Österreich hat also keine Versorgungskrise, erläuterte WIFO-Chef Gabriel Felbermayr sondern sei mit steigenden Preisen für Lebensmittel und für deren Produktion konfrontiert. Die Steigerung der Lebensmittelpreise liege mit 5,8 % noch um 1,5 %-Punkte unter der gesamten Teuerung. Die Preise einiger Produkte (Butter, Mehl, Öl) seien stark, jene für andere (etwa Geflügel) kaum angestiegen – „doch das wird noch passieren“, so Felbermayr.
Strategische Reserven anlegen
Als Folge will die Bundesregierung die Eigenproduktion und die Eigenversorgung „massiv stärken und ausbauen“, zusätzliche Flächen für die agrarische Produktion nutzen, etwa Brachflächen.
Zugleich werde an weiteren Maßnahmen gearbeitet, um die Teuerung abfedern. Es sei richtig, so Felbermayr, nicht die Mehrwertsteuer zu verändern, sondern die Probleme dort zu lösen, wo die Probleme lägen. Dies bedeute, die Nebenkosten für Löhne zu senken und die kalte Progression abzuschaffen. Die Diskussion mit dem Finanzressort sei jedenfalls eröffnet, zur Debatte steht laut Köstinger auch ein Paket für landwirtschaftliche Betriebe und zu deren Entlastung bei den Kosten für Betriebsmittel. Ebenfalls beraten werde über die Einlagerungen größerer Mengen an Lebens- und Nahrungsmittel, um strategische Reserven zu bilden. Es gehe nicht mehr so sehr um Lenkung der Preise wie in früheren Jahren sondern um die Sicherheit in der Versorgung. Bereits jetzt habe Österreich den Jahresbedarf an Düngemitteln und Pflanzenschutz eingelagert.
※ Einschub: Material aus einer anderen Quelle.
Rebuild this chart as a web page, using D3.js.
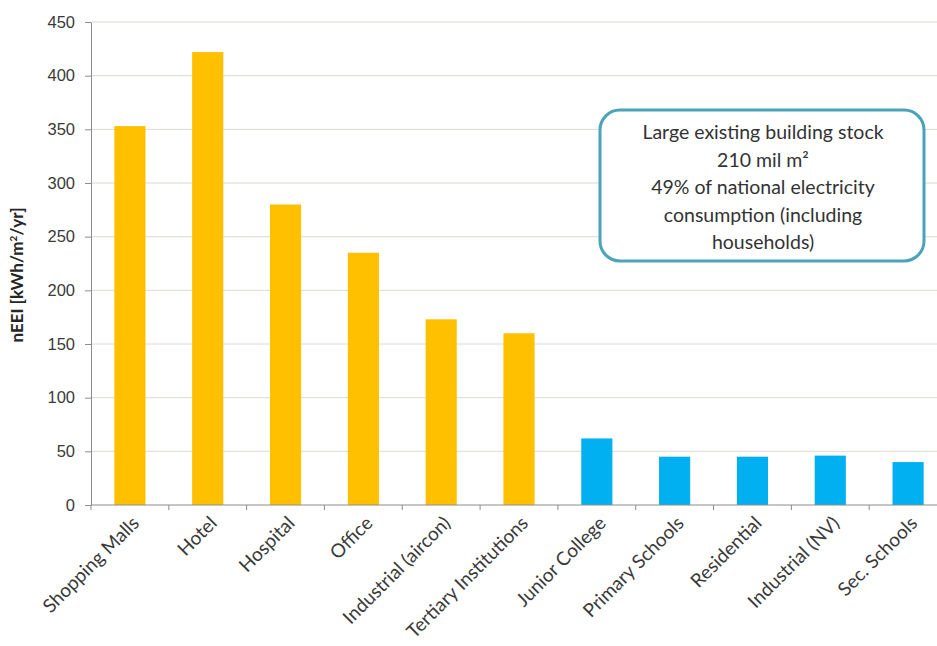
<!DOCTYPE html>
<html>
<head>
<meta charset="utf-8">
<script src="https://cdn.jsdelivr.net/npm/d3@7"></script>
<style>
  html, body { margin: 0; padding: 0; background: #fff; }
  svg { display: block; font-family: Lato, "Open Sans", sans-serif; }
</style>
</head>
<body>
<svg id="chart" width="937" height="646"></svg>
<script>
// Normalised energy efficiency index by building type
const categories = [
  "Shopping Malls", "Hotel", "Hospital", "Office", "Industrial (aircon)",
  "Tertiary Institutions", "Junior College", "Primary Schools", "Residential",
  "Industrial (NV)", "Sec. Schools"
];
const values = [353, 422, 280, 235, 173, 160, 62, 45, 45, 46, 40];
const groups = ["air", "air", "air", "air", "air", "air", "nv", "nv", "nv", "nv", "nv"];
const yTicks = [0, 50, 100, 150, 200, 250, 300, 350, 400, 450];
const noteLines = [
  "Large existing building stock",
  "210 mil m²",
  "49% of national electricity",
  "consumption  (including",
  "households)"
];

const svg = d3.select("#chart");
const plotLeft = 91, plotRight = 947, plotTop = 22, plotBottom = 505;

const x = d3.scaleBand().domain(categories).range([plotLeft, plotRight]).paddingInner(0.6).paddingOuter(0.3);
const y = d3.scaleLinear().domain([0, 450]).range([plotBottom, plotTop]);
const color = d3.scaleOrdinal().domain(["air", "nv"]).range(["#FFC000", "#00B0F0"]);

// Horizontal gridlines
svg.append("g")
  .selectAll("line")
  .data(yTicks.filter(d => d > 0))
  .join("line")
  .attr("x1", plotLeft).attr("x2", plotRight)
  .attr("y1", d => y(d)).attr("y2", d => y(d))
  .attr("stroke", "#d8dcd2").attr("stroke-width", 1);

// Bars
svg.append("g")
  .selectAll("rect")
  .data(categories)
  .join("rect")
  .attr("x", d => x(d))
  .attr("width", x.bandwidth())
  .attr("y", (d, i) => y(values[i]))
  .attr("height", (d, i) => y(0) - y(values[i]))
  .attr("fill", (d, i) => color(groups[i]));

// Y axis
const yAxis = svg.append("g")
  .attr("transform", `translate(${plotLeft},0)`)
  .call(d3.axisLeft(y).tickValues(yTicks).tickSize(6).tickPadding(10).tickSizeOuter(0));
yAxis.select(".domain").attr("stroke", "#8c8c8c");
yAxis.selectAll(".tick line").attr("stroke", "#8c8c8c");
yAxis.selectAll(".tick text").attr("fill", "#3a3a3a").style("font-size", "16.5px");

// X axis with ticks between categories
const step = x.step();
const xAxis = svg.append("g").attr("transform", `translate(0,${plotBottom})`);
xAxis.append("line").attr("x1", plotLeft).attr("x2", plotRight).attr("stroke", "#8c8c8c");
const boundaries = d3.range(categories.length + 1).map(i => plotLeft + i * step);
xAxis.selectAll("line.tk")
  .data(boundaries)
  .join("line")
  .attr("class", "tk")
  .attr("x1", d => d).attr("x2", d => d)
  .attr("y1", 0).attr("y2", 5)
  .attr("stroke", "#8c8c8c");
xAxis.selectAll("text")
  .data(categories)
  .join("text")
  .attr("transform", d => `translate(${x(d) + x.bandwidth() / 2 + 7},16) rotate(-45)`)
  .attr("text-anchor", "end")
  .attr("dominant-baseline", "middle")
  .attr("fill", "#3a3a3a")
  .style("font-size", "19px")
  .text(d => d);

// Y axis title
svg.append("text")
  .attr("transform", `translate(23,275) rotate(-90)`)
  .attr("text-anchor", "middle")
  .attr("font-weight", "bold")
  .attr("fill", "#262626")
  .style("font-size", "17px")
  .html('nEEI [kWh/m<tspan dy="-6" style="font-size:10px">2</tspan><tspan dy="6">/yr]</tspan>');

// Annotation box
const note = svg.append("g");
note.append("rect")
  .attr("x", 600).attr("y", 110)
  .attr("width", 324).attr("height", 151)
  .attr("rx", 20).attr("ry", 20)
  .attr("fill", "#fff")
  .attr("stroke", "#4aa3b8").attr("stroke-width", 3);
note.selectAll("text")
  .data(noteLines)
  .join("text")
  .attr("x", 763)
  .attr("y", (d, i) => 139 + i * 27.5)
  .attr("text-anchor", "middle")
  .attr("fill", "#333")
  .style("font-size", "19.5px")
  .text(d => d);
</script>
</body>
</html>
Grüne Korridore aus der Kornkammer nach Europa
Zugleich befasste sich der Gipfel „mit der Lage außerhalb Europas“, namentlich mit jener in der Ukraine und mit jener hinsichtlich der Welternährung.
Österreich wolle die Ukraine jedenfalls darin unterstützen, ausreichend Saatgut zu erhalten, um anbauen und ernten zu können. Saatkartoffel seien bereits von Österreich in die Ukraine gebracht worden. Um die Ernte aus der Ukraine über den Landweg nach Österreich und nach Europa bringen zu können, sollten „grüne Korridore“ geschaffen werden, gab Köstinger bekannt. Gespräche mit Deutschland und mit der EU werden bereit geführt.